» Directive:
Leave out the pictures and copy every record exactly.

Items from a data source
###
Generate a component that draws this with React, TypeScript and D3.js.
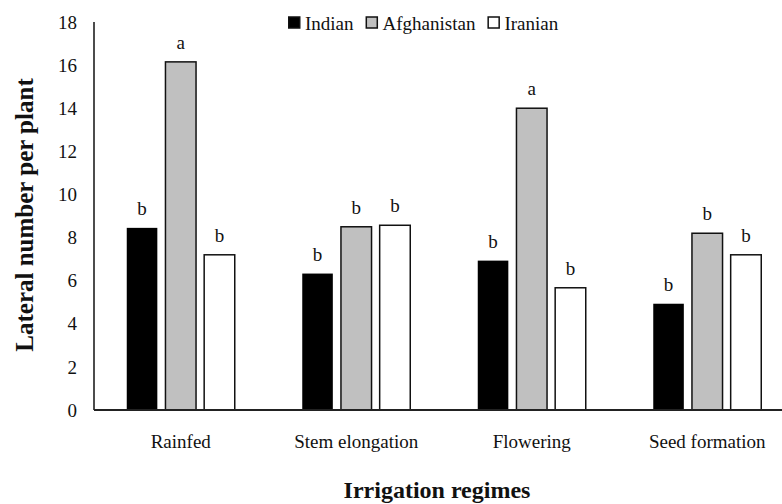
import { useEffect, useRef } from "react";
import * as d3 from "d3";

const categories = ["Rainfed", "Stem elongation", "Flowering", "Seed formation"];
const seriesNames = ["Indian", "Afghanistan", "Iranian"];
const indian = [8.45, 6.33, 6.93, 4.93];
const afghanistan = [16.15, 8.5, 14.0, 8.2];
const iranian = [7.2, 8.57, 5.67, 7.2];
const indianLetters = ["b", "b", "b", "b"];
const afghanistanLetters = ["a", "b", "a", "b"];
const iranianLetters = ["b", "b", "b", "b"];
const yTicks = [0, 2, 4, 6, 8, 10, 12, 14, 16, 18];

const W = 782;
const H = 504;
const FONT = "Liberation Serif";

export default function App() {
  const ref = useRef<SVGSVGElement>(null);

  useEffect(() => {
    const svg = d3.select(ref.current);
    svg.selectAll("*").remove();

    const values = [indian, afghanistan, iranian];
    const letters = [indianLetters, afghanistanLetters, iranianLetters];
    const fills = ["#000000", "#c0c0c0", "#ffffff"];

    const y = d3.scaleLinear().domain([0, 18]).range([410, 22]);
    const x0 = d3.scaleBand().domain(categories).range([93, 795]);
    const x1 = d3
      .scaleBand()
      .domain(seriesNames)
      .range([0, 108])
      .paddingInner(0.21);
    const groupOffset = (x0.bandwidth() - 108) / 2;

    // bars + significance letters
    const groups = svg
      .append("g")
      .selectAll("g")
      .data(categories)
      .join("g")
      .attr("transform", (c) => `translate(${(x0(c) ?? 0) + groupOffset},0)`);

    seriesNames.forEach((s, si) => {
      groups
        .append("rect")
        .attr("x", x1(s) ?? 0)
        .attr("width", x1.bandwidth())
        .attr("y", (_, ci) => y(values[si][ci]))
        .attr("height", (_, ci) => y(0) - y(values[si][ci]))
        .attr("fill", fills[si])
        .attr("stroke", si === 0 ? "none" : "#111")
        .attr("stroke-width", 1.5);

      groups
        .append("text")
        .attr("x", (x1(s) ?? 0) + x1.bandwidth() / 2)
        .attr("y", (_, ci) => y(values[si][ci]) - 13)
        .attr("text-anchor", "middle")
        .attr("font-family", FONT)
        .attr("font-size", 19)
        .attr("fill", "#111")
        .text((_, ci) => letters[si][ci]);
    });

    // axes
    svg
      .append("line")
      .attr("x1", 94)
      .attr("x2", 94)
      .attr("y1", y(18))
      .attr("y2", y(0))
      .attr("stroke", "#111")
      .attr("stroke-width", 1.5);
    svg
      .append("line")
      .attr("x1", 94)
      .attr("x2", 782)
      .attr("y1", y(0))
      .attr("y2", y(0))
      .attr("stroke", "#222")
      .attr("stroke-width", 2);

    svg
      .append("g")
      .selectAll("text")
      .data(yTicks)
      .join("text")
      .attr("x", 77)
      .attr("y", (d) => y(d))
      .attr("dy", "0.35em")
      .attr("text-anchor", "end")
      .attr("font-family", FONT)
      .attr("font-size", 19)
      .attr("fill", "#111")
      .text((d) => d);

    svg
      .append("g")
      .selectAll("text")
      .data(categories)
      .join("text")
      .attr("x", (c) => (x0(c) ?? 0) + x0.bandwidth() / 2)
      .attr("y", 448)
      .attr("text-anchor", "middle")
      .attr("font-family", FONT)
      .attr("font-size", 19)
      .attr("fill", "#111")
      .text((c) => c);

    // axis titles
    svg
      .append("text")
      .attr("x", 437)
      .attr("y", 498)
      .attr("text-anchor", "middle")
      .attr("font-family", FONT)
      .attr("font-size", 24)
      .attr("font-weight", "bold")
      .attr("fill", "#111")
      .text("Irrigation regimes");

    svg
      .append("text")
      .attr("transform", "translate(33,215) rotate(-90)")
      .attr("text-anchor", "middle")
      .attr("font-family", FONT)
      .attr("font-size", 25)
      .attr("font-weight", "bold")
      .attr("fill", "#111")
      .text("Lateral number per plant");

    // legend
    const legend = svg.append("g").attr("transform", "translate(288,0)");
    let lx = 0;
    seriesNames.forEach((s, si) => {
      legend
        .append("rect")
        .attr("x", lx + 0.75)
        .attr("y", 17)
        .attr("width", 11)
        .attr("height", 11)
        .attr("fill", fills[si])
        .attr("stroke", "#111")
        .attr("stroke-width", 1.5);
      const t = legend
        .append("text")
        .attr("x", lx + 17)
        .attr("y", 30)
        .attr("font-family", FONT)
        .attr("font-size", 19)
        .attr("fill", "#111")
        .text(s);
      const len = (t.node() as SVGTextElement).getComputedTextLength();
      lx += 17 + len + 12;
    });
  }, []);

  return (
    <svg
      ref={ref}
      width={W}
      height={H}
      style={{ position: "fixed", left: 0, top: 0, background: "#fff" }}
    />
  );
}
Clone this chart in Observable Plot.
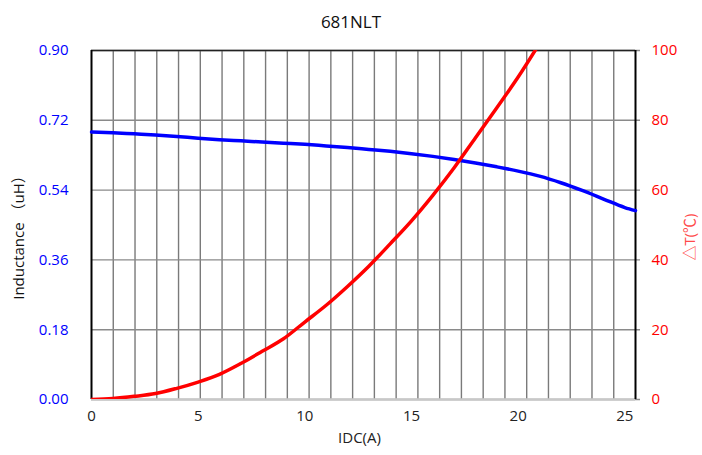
###
» Task output:
Generate a component that draws this with React, TypeScript and D3.js.
import { useEffect, useRef } from "react";
import * as d3 from "d3";

const categories = ["Rainfed", "Stem elongation", "Flowering", "Seed formation"];
const seriesNames = ["Indian", "Afghanistan", "Iranian"];
const indian = [8.45, 6.33, 6.93, 4.93];
const afghanistan = [16.15, 8.5, 14.0, 8.2];
const iranian = [7.2, 8.57, 5.67, 7.2];
const indianLetters = ["b", "b", "b", "b"];
const afghanistanLetters = ["a", "b", "a", "b"];
const iranianLetters = ["b", "b", "b", "b"];
const yTicks = [0, 2, 4, 6, 8, 10, 12, 14, 16, 18];

const W = 782;
const H = 504;
const FONT = "Liberation Serif";

export default function App() {
  const ref = useRef<SVGSVGElement>(null);

  useEffect(() => {
    const svg = d3.select(ref.current);
    svg.selectAll("*").remove();

    const values = [indian, afghanistan, iranian];
    const letters = [indianLetters, afghanistanLetters, iranianLetters];
    const fills = ["#000000", "#c0c0c0", "#ffffff"];

    const y = d3.scaleLinear().domain([0, 18]).range([410, 22]);
    const x0 = d3.scaleBand().domain(categories).range([93, 795]);
    const x1 = d3
      .scaleBand()
      .domain(seriesNames)
      .range([0, 108])
      .paddingInner(0.21);
    const groupOffset = (x0.bandwidth() - 108) / 2;

    // bars + significance letters
    const groups = svg
      .append("g")
      .selectAll("g")
      .data(categories)
      .join("g")
      .attr("transform", (c) => `translate(${(x0(c) ?? 0) + groupOffset},0)`);

    seriesNames.forEach((s, si) => {
      groups
        .append("rect")
        .attr("x", x1(s) ?? 0)
        .attr("width", x1.bandwidth())
        .attr("y", (_, ci) => y(values[si][ci]))
        .attr("height", (_, ci) => y(0) - y(values[si][ci]))
        .attr("fill", fills[si])
        .attr("stroke", si === 0 ? "none" : "#111")
        .attr("stroke-width", 1.5);

      groups
        .append("text")
        .attr("x", (x1(s) ?? 0) + x1.bandwidth() / 2)
        .attr("y", (_, ci) => y(values[si][ci]) - 13)
        .attr("text-anchor", "middle")
        .attr("font-family", FONT)
        .attr("font-size", 19)
        .attr("fill", "#111")
        .text((_, ci) => letters[si][ci]);
    });

    // axes
    svg
      .append("line")
      .attr("x1", 94)
      .attr("x2", 94)
      .attr("y1", y(18))
      .attr("y2", y(0))
      .attr("stroke", "#111")
      .attr("stroke-width", 1.5);
    svg
      .append("line")
      .attr("x1", 94)
      .attr("x2", 782)
      .attr("y1", y(0))
      .attr("y2", y(0))
      .attr("stroke", "#222")
      .attr("stroke-width", 2);

    svg
      .append("g")
      .selectAll("text")
      .data(yTicks)
      .join("text")
      .attr("x", 77)
      .attr("y", (d) => y(d))
      .attr("dy", "0.35em")
      .attr("text-anchor", "end")
      .attr("font-family", FONT)
      .attr("font-size", 19)
      .attr("fill", "#111")
      .text((d) => d);

    svg
      .append("g")
      .selectAll("text")
      .data(categories)
      .join("text")
      .attr("x", (c) => (x0(c) ?? 0) + x0.bandwidth() / 2)
      .attr("y", 448)
      .attr("text-anchor", "middle")
      .attr("font-family", FONT)
      .attr("font-size", 19)
      .attr("fill", "#111")
      .text((c) => c);

    // axis titles
    svg
      .append("text")
      .attr("x", 437)
      .attr("y", 498)
      .attr("text-anchor", "middle")
      .attr("font-family", FONT)
      .attr("font-size", 24)
      .attr("font-weight", "bold")
      .attr("fill", "#111")
      .text("Irrigation regimes");

    svg
      .append("text")
      .attr("transform", "translate(33,215) rotate(-90)")
      .attr("text-anchor", "middle")
      .attr("font-family", FONT)
      .attr("font-size", 25)
      .attr("font-weight", "bold")
      .attr("fill", "#111")
      .text("Lateral number per plant");

    // legend
    const legend = svg.append("g").attr("transform", "translate(288,0)");
    let lx = 0;
    seriesNames.forEach((s, si) => {
      legend
        .append("rect")
        .attr("x", lx + 0.75)
        .attr("y", 17)
        .attr("width", 11)
        .attr("height", 11)
        .attr("fill", fills[si])
        .attr("stroke", "#111")
        .attr("stroke-width", 1.5);
      const t = legend
        .append("text")
        .attr("x", lx + 17)
        .attr("y", 30)
        .attr("font-family", FONT)
        .attr("font-size", 19)
        .attr("fill", "#111")
        .text(s);
      const len = (t.node() as SVGTextElement).getComputedTextLength();
      lx += 17 + len + 12;
    });
  }, []);

  return (
    <svg
      ref={ref}
      width={W}
      height={H}
      style={{ position: "fixed", left: 0, top: 0, background: "#fff" }}
    />
  );
}
Clone this chart in Observable Plot.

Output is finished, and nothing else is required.